Artan hayat pahalılığı ile ilgili son günlerde bir "tedarik sıkıntısı" teranesidir gidiyor. Evet, bir tedarik sıkıntısı var. Üretilenler ve çıkarılanlar, tüketilenle orantılı yani arz talebi karşılamadığı için bu da ister istemez piyasaları vuruyor ve bize zam olarak dönüyor. Kıt kanaat geçinen dar gelirlinin beli de bu vesileyle iyice bükülüyor.
Dünyayı bilmem ama bizdeki hayat pahalılığının yegane sebebi tek başına tedarik sıkıntısı olmasa gerek diye düşünüyorum. Çünkü bunda cari açık, kamu disiplininden uzaklaşma, tasarruf etmeme, çok seçim yapma, seçimlerde seçim ekonomisi uygulama, TL'nin diğer paralara göre daha fazla değer kaybetmesi, Merkez Bankasının diğer ülkeler gibi karşılıksız para basması gibi başka sebepler var. Ekonomik dar boğaz 2018'de kendini göstermişti zaten.
Gelelim tekrar tedarik sıkıntısına. Bu tedarik sıkıntısı ne demek? Dünyada yeraltı ve yerüstü kaynaklarda bir sıkıntı mı var? Yani kaynaklar bitiyor mu? Kaynaklarda eskiye oranla bir azalma söz konusu ise de mevcut kaynaklar hala insanlığa yetecek kadardır. Ki bitse bile insanlık başka kaynaklar bulmak zorunda. Çünkü canlıyı yaratan Allah yeraltında ve yerüstü de insanı ve diğer canlıları besleyecek sayısız nimetler yaratmıştır.
O zaman dünyanın yaşadığı bu tedarik sıkıntısının sebebi ne? Sebebi, hepimizin bildiği gibi 2019 yılından beri bizden bir parça olan başımızın belası covit-19 salgını bahane gösterilerek salgından korunmak amacıyla çoğu sektörde üretimin durdurulması ya da yavaşlatılmasıdır. İki yıl boyunca "Evde kal" denerek insanlar evlere tıkıldı. Adeta türkü çığırıldı. Eve girmek istemeyenler topa tutuldu. Haliyle insanlar ve işletmeler eve tıkılınca üretim yapılmadı. Bu süreçte devletler bol bol para bastı, hastalığı en aza indireceğim diye uğraştı. Devletler bastığı parayı, işletmesini kapattığı esnafa harçlık olarak verdi. Bu süreçte doğru dürüst vergi almadı, vergileri öteledi. Aşı bir çıksın diye umutla bekledi durdu. Sadece belli sektörlerin iş yaptığı bu süreçte adeta piyasa ve hayat durduruldu.
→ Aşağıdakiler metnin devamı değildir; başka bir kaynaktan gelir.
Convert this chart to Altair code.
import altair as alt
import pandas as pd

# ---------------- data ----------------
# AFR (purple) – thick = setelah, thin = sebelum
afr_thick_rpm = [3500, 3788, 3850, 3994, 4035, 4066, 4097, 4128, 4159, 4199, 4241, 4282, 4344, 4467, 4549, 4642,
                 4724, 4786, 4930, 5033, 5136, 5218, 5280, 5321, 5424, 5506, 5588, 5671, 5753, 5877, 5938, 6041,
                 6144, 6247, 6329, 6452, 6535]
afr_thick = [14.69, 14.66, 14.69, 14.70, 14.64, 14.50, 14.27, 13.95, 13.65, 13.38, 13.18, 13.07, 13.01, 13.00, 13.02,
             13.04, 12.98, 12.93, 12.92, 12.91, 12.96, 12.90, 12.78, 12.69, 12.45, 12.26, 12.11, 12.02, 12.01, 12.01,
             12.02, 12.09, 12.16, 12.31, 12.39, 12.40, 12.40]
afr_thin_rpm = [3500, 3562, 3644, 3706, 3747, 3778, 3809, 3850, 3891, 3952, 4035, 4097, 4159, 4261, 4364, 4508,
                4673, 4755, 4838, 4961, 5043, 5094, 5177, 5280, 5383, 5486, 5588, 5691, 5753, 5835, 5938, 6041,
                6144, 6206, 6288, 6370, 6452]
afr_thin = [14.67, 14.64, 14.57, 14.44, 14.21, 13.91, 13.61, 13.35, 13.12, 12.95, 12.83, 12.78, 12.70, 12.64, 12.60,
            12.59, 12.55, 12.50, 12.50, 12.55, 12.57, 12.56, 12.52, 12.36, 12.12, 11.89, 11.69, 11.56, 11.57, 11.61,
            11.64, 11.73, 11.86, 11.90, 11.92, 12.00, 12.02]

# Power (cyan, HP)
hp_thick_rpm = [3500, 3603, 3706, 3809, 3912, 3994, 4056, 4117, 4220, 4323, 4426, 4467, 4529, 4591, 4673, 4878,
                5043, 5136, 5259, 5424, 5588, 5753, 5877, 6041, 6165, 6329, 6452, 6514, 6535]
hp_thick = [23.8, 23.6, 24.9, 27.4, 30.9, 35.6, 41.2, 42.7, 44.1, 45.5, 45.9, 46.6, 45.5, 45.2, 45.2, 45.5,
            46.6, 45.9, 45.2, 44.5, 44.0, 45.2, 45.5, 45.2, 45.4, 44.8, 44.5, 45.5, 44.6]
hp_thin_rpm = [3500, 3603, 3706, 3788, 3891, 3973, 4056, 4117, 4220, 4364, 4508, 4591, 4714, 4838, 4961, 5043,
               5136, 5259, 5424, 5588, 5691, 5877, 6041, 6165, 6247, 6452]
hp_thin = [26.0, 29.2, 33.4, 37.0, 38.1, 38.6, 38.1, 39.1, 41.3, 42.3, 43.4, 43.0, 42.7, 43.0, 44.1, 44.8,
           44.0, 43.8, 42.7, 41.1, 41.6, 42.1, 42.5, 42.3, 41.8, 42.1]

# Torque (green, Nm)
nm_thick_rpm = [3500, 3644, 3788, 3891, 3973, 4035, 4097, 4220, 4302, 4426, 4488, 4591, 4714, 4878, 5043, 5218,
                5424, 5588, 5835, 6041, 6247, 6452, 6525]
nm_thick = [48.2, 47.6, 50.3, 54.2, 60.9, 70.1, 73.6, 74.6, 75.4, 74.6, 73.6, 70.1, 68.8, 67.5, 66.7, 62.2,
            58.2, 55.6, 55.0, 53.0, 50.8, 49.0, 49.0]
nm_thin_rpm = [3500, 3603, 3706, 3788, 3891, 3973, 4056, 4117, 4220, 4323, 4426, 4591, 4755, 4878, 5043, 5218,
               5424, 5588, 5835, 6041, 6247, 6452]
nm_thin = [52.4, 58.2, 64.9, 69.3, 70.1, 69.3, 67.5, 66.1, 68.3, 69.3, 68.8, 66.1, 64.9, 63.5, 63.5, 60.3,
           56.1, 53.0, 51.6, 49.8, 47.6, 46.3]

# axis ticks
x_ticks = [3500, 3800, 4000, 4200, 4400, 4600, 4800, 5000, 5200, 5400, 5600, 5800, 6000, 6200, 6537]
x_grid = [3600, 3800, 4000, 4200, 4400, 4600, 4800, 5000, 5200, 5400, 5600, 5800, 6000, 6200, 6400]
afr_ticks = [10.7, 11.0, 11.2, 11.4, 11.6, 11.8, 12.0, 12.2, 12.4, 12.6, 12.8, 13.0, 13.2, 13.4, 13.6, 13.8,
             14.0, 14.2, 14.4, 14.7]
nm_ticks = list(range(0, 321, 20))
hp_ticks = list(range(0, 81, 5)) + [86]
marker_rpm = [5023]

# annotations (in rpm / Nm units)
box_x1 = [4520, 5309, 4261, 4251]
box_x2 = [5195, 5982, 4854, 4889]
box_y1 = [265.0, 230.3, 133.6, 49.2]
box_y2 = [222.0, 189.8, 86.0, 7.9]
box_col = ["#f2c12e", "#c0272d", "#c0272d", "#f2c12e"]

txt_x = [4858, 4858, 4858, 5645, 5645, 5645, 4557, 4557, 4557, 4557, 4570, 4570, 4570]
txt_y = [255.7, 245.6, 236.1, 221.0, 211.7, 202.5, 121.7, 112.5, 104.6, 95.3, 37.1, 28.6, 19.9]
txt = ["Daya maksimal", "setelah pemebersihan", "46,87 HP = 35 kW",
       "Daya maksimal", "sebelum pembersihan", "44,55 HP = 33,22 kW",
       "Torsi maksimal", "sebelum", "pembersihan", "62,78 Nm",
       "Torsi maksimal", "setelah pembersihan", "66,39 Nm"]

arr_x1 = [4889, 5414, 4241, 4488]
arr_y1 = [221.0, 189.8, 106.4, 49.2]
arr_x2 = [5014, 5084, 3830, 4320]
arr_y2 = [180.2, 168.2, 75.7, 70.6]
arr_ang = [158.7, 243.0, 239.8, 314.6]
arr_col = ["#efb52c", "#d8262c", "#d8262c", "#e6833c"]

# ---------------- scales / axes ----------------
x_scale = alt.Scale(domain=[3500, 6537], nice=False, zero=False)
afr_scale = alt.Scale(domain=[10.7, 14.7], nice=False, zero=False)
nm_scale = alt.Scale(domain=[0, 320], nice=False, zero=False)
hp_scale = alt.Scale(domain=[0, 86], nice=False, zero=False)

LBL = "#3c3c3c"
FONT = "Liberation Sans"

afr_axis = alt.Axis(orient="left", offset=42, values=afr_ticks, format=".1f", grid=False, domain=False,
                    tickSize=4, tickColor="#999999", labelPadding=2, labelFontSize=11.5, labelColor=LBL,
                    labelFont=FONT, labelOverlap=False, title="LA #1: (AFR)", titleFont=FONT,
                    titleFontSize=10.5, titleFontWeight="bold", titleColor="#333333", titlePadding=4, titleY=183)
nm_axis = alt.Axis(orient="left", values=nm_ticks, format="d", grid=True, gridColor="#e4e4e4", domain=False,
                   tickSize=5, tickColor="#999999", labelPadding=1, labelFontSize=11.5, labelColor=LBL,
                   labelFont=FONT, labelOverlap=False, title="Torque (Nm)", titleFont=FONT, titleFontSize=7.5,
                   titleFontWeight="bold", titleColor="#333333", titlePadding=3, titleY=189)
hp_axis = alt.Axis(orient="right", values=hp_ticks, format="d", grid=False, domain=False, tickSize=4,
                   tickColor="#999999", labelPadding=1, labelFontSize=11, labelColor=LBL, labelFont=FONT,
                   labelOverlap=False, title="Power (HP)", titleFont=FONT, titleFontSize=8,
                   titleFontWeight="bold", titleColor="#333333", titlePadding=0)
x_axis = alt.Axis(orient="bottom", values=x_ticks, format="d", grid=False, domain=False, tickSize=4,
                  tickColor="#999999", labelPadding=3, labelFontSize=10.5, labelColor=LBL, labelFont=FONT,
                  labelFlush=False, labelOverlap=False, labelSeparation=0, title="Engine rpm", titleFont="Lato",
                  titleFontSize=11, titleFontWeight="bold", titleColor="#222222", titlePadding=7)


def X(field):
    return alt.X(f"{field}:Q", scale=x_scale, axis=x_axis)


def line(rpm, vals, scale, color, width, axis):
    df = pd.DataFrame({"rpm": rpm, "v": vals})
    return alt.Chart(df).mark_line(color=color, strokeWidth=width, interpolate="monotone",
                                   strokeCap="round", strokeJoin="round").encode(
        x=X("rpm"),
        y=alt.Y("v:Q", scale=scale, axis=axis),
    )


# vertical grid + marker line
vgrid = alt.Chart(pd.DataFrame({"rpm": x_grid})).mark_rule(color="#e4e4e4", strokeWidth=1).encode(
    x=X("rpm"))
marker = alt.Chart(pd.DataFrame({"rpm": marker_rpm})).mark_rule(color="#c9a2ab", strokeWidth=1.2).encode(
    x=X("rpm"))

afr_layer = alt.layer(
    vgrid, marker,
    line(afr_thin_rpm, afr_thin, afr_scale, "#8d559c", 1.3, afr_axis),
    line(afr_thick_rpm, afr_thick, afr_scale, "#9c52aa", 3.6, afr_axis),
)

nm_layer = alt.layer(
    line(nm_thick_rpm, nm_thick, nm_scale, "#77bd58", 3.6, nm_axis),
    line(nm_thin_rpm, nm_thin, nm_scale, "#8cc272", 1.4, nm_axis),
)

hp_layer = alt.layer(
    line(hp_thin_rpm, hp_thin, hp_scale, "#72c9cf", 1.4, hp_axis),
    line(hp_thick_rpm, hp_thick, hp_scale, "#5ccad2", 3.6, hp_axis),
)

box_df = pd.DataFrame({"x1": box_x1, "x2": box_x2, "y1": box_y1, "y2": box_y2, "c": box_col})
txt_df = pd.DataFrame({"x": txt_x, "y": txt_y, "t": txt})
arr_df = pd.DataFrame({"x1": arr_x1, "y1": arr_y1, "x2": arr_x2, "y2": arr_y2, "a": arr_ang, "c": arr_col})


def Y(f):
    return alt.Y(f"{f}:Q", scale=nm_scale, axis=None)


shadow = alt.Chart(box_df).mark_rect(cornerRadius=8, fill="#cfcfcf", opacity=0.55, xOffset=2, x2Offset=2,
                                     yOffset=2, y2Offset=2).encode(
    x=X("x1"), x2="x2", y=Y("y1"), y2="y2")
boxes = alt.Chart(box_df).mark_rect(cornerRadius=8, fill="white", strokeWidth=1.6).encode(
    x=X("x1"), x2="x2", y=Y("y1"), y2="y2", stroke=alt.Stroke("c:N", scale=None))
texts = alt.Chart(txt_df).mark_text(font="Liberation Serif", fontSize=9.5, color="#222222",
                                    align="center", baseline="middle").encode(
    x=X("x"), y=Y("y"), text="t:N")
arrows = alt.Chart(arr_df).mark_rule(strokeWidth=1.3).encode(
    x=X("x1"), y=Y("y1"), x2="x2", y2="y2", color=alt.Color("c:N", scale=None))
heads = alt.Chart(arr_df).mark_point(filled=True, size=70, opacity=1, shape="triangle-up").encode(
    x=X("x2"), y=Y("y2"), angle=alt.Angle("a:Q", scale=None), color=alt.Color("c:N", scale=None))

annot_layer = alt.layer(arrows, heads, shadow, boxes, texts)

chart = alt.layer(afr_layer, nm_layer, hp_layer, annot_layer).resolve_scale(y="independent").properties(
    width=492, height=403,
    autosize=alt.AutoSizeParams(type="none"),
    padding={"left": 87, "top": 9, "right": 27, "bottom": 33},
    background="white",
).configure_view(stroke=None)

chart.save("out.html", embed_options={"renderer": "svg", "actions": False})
Geldiğimiz noktada bulunan aşı -adayları- pek sadra şifa olmadı. Aşı olanlar bile hastalanmaya devam ediyor. Ölümler hız kesmeden devam ediyor ve devletler kapanmadan bahsetmiyor. İyi ki bahsetmiyorlar. Yoksa üretim olmayınca dünya açlıkla karşı karşıya kalacaktı.
Hangisi doğruydu bunun? İki yıl boyunca neredeyse hayatı durdurup insanları evlerine kapatmak mıydı yoksa şimdiki gibi hastalığa rağmen yasaktan bahsetmeyip insanları ve işyerlerini serbest bırakmak mıydı? Doğrusu serbest bırakmaktı ama bunun için devletler çok geç kaldı. Basra harap olduktan sonra bu yanlıştan vazgeçildi. İşin garibi hiçbir devlet de iki yıl boyunca hastalığı bahane ederek boşu boşuna insanları eve tıkmışız, şimdi bunun ceremesini çekiyoruz demedi. Hepimizin bildiği gibi şimdi hayat salgına rağmen devam ediyor.
Devlet yetkilileri de ABD'yi yeniden keşfetmiş gibi mevcut sıkıntılar için tedarik sıkıntısına dikkat çekiyorlar. Ne bekliyorlardı ki? Güllük gülistanlık bir hayat mı? Maalesef bunun tek müsebbibi, gidişatın akıbetini düşünmeden devletlerin kısıtlılığa gitmesiydi. Hata yaptık, oyuna geldik, düşünemedik demedikleri gibi mevcut durumu da üzerlerine almıyorlar. Hoş, bu aşamadan sonra özür dileseler de özürleri kabahatlerinden büyük olurdu.